The question, “What do you do?” can tug on one’s heart strings and stir the emotional pot, especially if you are part of the large swath of American women and men currently not working thanks to the partial government shutdown. (See the latest New York Times video attempting to capture the unfolding situation.) Small talk around my dinner table last night mentioned some of what was “happening with Congress” and there was some back and forth exchange but not nearly enough for me. I wanted to stand up and give a rousing sermon to my dinner guests about why the question “What do you do?” matters. Put differently, I was ready to launch into a semi dissertation-like lecture on the tradition of Catholic social teaching and its attention to the question of work, yet I failed to say much of anything. For this, I wish I could go back, especially since we are quickly nearing the end of another day of partial “Government Shutdown 2013.” So before another day ends, two quick thoughts.

First from Pope Leo XIII’s 1891 encyclical Rerum Novarum to John Paul II’s 1981 encyclical Laborem Exercens, long has the tradition of Catholic social teaching been concerned with what it refers to as the “worker question,” broadly meaning the problem of the exploitation of workers brought about by an array of forces associated with 20th century industrialization processes.

Second point. And yet, the running joke among inside and outside Catholic circles is this: Catholic social teaching is the Catholic Church’s “best kept secret.” To that line of thinking I respond with this:Let us hear something in this coming weekend’s homily as to the Church’s heartfelt defense of the inalienable dignity of the worker preached by Leo III in Rerum Novarum. Or let those concerned with the current socio-economic-political situation form reading groups in their local parishes to explore further why John Paul II argued in Laborem Exercens #3 that work is the “essential key” to the whole social question and is the condition not only for economic development but also for the cultural and moral development of persons, the family, society, and the entire human race. In other words, let’s examine the issue of work together, especially as it relates to our current government crisis.

As for me, I return to my ethics classroom in two short days where I am ironically teaching on the topic of work to a group of twentysomethings, most of whom are disillusioned by what is happening in Congress and have not thought about work as a contemporary moral problem. My challenge will be to help them understand why the question, “What do you do?” matters.
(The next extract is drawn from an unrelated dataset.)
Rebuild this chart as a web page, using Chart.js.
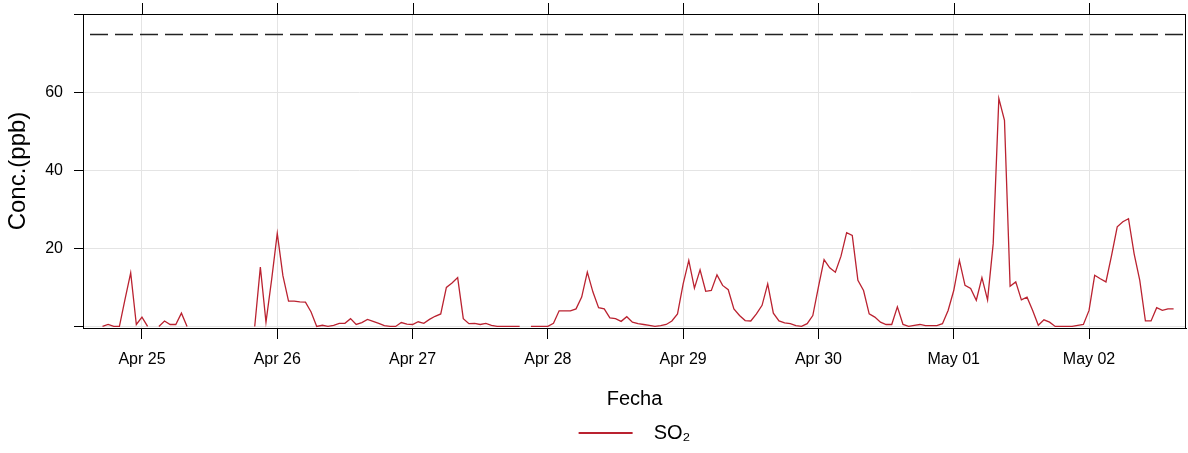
<!DOCTYPE html>
<html><head><meta charset="utf-8">
<script src="https://cdn.jsdelivr.net/npm/chart.js@4.4.1/dist/chart.umd.min.js"></script>
<style>html,body{margin:0;padding:0;background:#fff;}#wrap{width:1188px;height:453px;}</style>
</head><body><div id="wrap"><canvas id="c" width="1188" height="453"></canvas></div>
<script>
// hourly SO2 concentrations (ppb); first value at Apr 24 17:00 (hour -7 relative to Apr 25 00:00)
const startHour = -7;
const so2 = [
  0, 0.5, 0, 0, 7, 13.7, 0.5,
  2.4, 0, null, 0, 1.4, 0.5, 0.5, 3.4, 0,
  null, null, null, null, null, null, null, null, null, null, null,
  0, 15.2, 1.1, 12, 23.8, 13, 6.5, 6.5, 6.3, 6.2,
  3.7, 0, 0.3, 0, 0.3, 0.8, 0.8, 2.0, 0.5, 1.0,
  1.8, 1.3, 0.8, 0.2, 0, 0, 1.0, 0.6, 0.5, 1.2,
  0.8, 1.8, 2.6, 3.2, 10, 11.1, 12.5, 2.0, 0.7, 0.8,
  0.5, 0.8, 0.3, 0, 0, 0, 0, 0, null, 0,
  0, 0, 0, 0.8, 4, 4, 4, 4.5, 7.5, 13.9,
  8.8, 4.8, 4.5, 2.2, 2.0, 1.3, 2.5, 1.1, 0.7, 0.5,
  0.3, 0, 0.2, 0.5, 1.4, 3.2, 10.9, 16.9, 9.8, 14.5,
  9, 9.2, 13.2, 10.5, 9.4, 4.5, 2.8, 1.5, 1.4, 3.2,
  5.4, 10.9, 3.4, 1.4, 0.9, 0.7, 0.2, 0, 0.7, 2.8,
  10.1, 17.1, 15, 13.9, 18, 24, 23.3, 11.8, 9.2, 3.2,
  2.4, 1.1, 0.5, 0.5, 5, 0.5, 0, 0.3, 0.5, 0.2,
  0.2, 0.2, 0.7, 4.1, 9.2, 16.9, 10.5, 9.7, 6.7, 12.5,
  6.8, 21.2, 58.4, 52.8, 10.3, 11.4, 6.8, 7.5, 4.1, 0.3,
  1.7, 1.1, 0, 0, 0, 0, 0.3, 0.5, 4.1, 13.1,
  12.2, 11.4, 18.2, 25.5, 26.8, 27.6, 18.6, 11.8, 1.4, 1.4,
  4.8, 4.1, 4.5, 4.5
];
const dayTicks = [0, 24, 48, 72, 96, 120, 144, 168];
const dayLabels = ['Apr 25', 'Apr 26', 'Apr 27', 'Apr 28', 'Apr 29', 'Apr 30', 'May 01', 'May 02'];
const yTicks = [0, 20, 40, 60, 80];
const yTickLabels = ['', '20', '40', '60', ''];
const limitValue = 75;
const seriesName = 'SO\u2082';
const xTitle = 'Fecha';
const yTitle = 'Conc.(ppb)';

const X_MIN = -10.46, X_MAX = 185.2, Y_MIN = -0.4, Y_MAX = 80;
const LINE_COLOR = '#BA2230';
const FONT = "'Liberation Sans',Arial,sans-serif";

const points = so2.map((v, i) => ({x: startHour + i, y: v}));

const framePlugin = {
  id: 'frame',
  beforeDatasetsDraw(chart) {
    const {ctx, chartArea: a, scales} = chart;
    const y = Math.round(scales.y.getPixelForValue(limitValue)) + 0.5;
    ctx.save();
    ctx.beginPath();
    ctx.rect(a.left, a.top, a.right - a.left, a.bottom - a.top);
    ctx.clip();
    ctx.strokeStyle = '#222';
    ctx.lineWidth = 1.3;
    ctx.setLineDash([18, 7]);
    ctx.lineDashOffset = 18;
    ctx.beginPath();
    ctx.moveTo(a.left, y);
    ctx.lineTo(a.right, y);
    ctx.stroke();
    ctx.restore();
  },
  afterDraw(chart) {
    const {ctx, chartArea: a, scales} = chart;
    ctx.save();
    ctx.strokeStyle = '#000';
    ctx.lineWidth = 1;
    ctx.strokeRect(Math.round(a.left) + 0.5, Math.round(a.top) + 0.5, Math.round(a.right - a.left) - 1, Math.round(a.bottom - a.top));
    ctx.beginPath();
    dayTicks.forEach(v => {
      const px = Math.round(scales.x.getPixelForValue(v)) + 0.5;
      ctx.moveTo(px, a.top);
      ctx.lineTo(px, a.top - 11);
    });
    ctx.stroke();
    ctx.restore();
  }
};

new Chart(document.getElementById('c'), {
  type: 'line',
  data: {
    datasets: [{
      label: seriesName,
      data: points,
      borderColor: LINE_COLOR,
      backgroundColor: LINE_COLOR,
      borderWidth: 1.3,
      pointRadius: 0,
      tension: 0,
      spanGaps: false
    }]
  },
  options: {
    responsive: false,
    animation: false,
    devicePixelRatio: 1,
    layout: {padding: {top: 14, right: 2, left: 0, bottom: 0}},
    plugins: {
      tooltip: {enabled: false},
      legend: {
        display: true,
        position: 'bottom',
        fullSize: false,
        labels: {
          boxWidth: 54,
          boxHeight: 2,
          padding: 6,
          color: '#000',
          font: {family: FONT, size: 20},
          generateLabels: () => [{
            text: '  ' + seriesName,
            fillStyle: LINE_COLOR,
            strokeStyle: LINE_COLOR,
            lineWidth: 0,
            hidden: false,
            datasetIndex: 0
          }]
        }
      }
    },
    scales: {
      x: {
        type: 'linear',
        min: X_MIN,
        max: X_MAX,
        afterBuildTicks: (s) => { s.ticks = dayTicks.map(v => ({value: v})); },
        afterFit: (s) => { s.height = 89; s.paddingLeft = 0; s.paddingRight = 0; },
        ticks: {
          callback: (v) => dayLabels[dayTicks.indexOf(v)],
          color: '#000',
          font: {family: FONT, size: 16},
          padding: 11,
          maxRotation: 0,
          autoSkip: false
        },
        grid: {color: '#e4e4e4', tickColor: '#000', tickLength: 11, lineWidth: 1},
        border: {display: true, color: '#000', width: 1},
        title: {display: true, text: xTitle, color: '#000', font: {family: FONT, size: 20}, padding: {top: 10, bottom: 6}}
      },
      y: {
        type: 'linear',
        min: Y_MIN,
        max: Y_MAX,
        afterBuildTicks: (s) => { s.ticks = yTicks.map(v => ({value: v})); },
        afterFit: (s) => { s.width = 83; s.paddingTop = 0; s.paddingBottom = 0; },
        ticks: {
          callback: (v) => yTickLabels[yTicks.indexOf(v)],
          color: '#000',
          font: {family: FONT, size: 16},
          padding: 11
        },
        grid: {color: '#e4e4e4', tickColor: '#000', tickLength: 9, lineWidth: 1},
        border: {display: true, color: '#000', width: 1},
        title: {display: true, text: yTitle, color: '#000', font: {family: FONT, size: 24}, padding: {top: 4, bottom: 4}}
      }
    }
  },
  plugins: [framePlugin]
});
</script>
</body></html>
To do this, I am indebted to the ways in which Kathleen Darby Ray unpacks work as a moral category in her small, yet incredibly accessible book titled Working. (The book is part of a series by Fortress Press titled Christian Explorations of Daily Living.) Darby Ray highlights for her reader why the question of work is so vital, starting with the obvious claim we work to survive, but then moving on to explaining how work provides our daily lives with meaning and content. That is, work gives each of us a sense of personal identity. Moreover, one way in which a society distributes power and demarcates social roles is through work and the value assigned to different forms of work. Darby Ray concludes her first chapter by stating,

…work is a deeply important personal and communal practice. It is a person-forming, world-constructing activity that is absolutely fundamental to human existence and community. Work can also be, at the same time, a personhood-destroying, world-unraveling activity. Because it is both these things, and because in this historical moment it is in powerful flux, it is incumbent upon Christians to consider what our tradition has to say about work.

There is a lot more that can and needs to be said. This post is one small step. I am not a politician. I am not a member of Congress. I am, however, committed to dialoguing  with others about what the Christian and Catholic social teaching traditions have to say about work as a contemporary moral problem. I hope we can find creative ways to do this and connect it to what is currently happening to thousands of governments workers as they enter a second week unable to answer the question “What do you do.”